There is a recommendable period-performance recording of two of the Concerti a due cori, nos. 2 and 3, from the English Concert/Trevor Pinnock on mid-price Archiv Masters 447 2802, available for around £8 and also from passionato.com as a good-quality 320k mp3 download. Those Pinnock performances are coupled with Simon Preston's versions of the Coronation Anthems, which, highly recommendable as they are, may involve duplication with, for example, the splendid recent version by The Sixteen on Coro (COR16066), my Download of the Month in my April, 2009 Roundup.

These Concerti a due cori are highly enjoyable, even if they do involve the recycling of a good deal of familiar material, such as Lift up your heads, O ye gates, from Messiah - but what superb recycling it is. If you don't know them, you ought to repair the omission. The Marriner reissue will give you a very good idea of their quality, but I think the Pinnock versions make them sparkle just that little more. Then there's the excitement of the English Concert's natural horns, like cornering just slightly too fast - will they make it? (They do.) I don't want to make Marriner sound four-square - his tempi are very similar to Pinnock's - but it's worth the duplication for the little extra that the Archiv CD or download brings.

After all, you can have the 2-CD Eloquence set and the Archiv together for less than £14. All three discs are well filled, with over 72 minutes on the Archiv reissue and even more on each of the Eloquence CDs. In fact, you'll need both: only the Eloquence set includes the first Concerto a due cori, with its bouncy version of And the glory of the Lord from Messiah (tr.4) I can't imagine even Pinnock doing this better than Marriner and the ASMF do here.
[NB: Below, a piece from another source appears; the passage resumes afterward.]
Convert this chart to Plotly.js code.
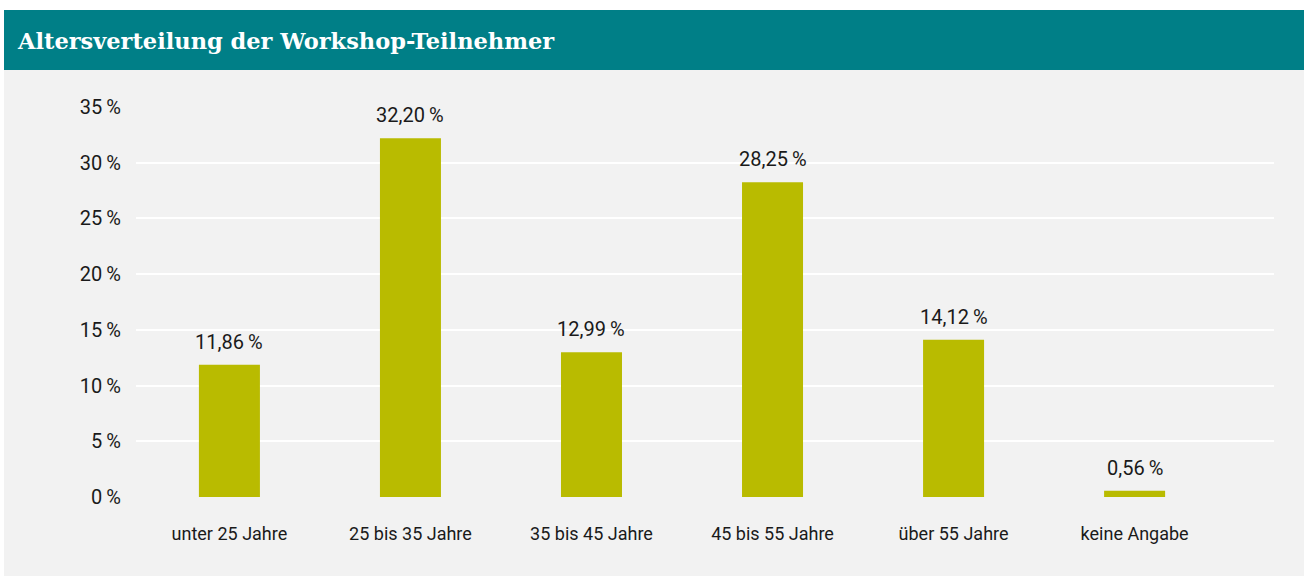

The second CD is rounded off with very good performances of the Overture in D and the Concerto Grosso in C, HWV318, known as Alexander's Feast because of its employment as interval music for that oratorio. The original-instrument version of this concerto by Simon Standage and Collegium Musicum 90 on Chandos CHAN0622, coupled with excellent versions of the Concerti Grossi, Op.6/10-12, is a little more sprightly, though there isn't much in it. I hope to look at the Standage Op.6 set in a forthcoming Download Roundup; he shaves 9 seconds off Marriner's time for the opening Allegro, but I defy anyone to find the latter sluggish or unstylish.

As my colleagues have indicated in the case of those items which appeared in tandem with Gluck, the Argo/Decca recordings throughout belie their age apart from a little tubbiness in the bass - the more sensitive of my systems emphasises this more than the other. Raymond Tuttle's notes are brief but informative, though they are silent about the two works which conclude CD2, and the whole set is presented as attractively as is usual with Eloquence. I can't imagine anyone being seriously disappointed with this reissue.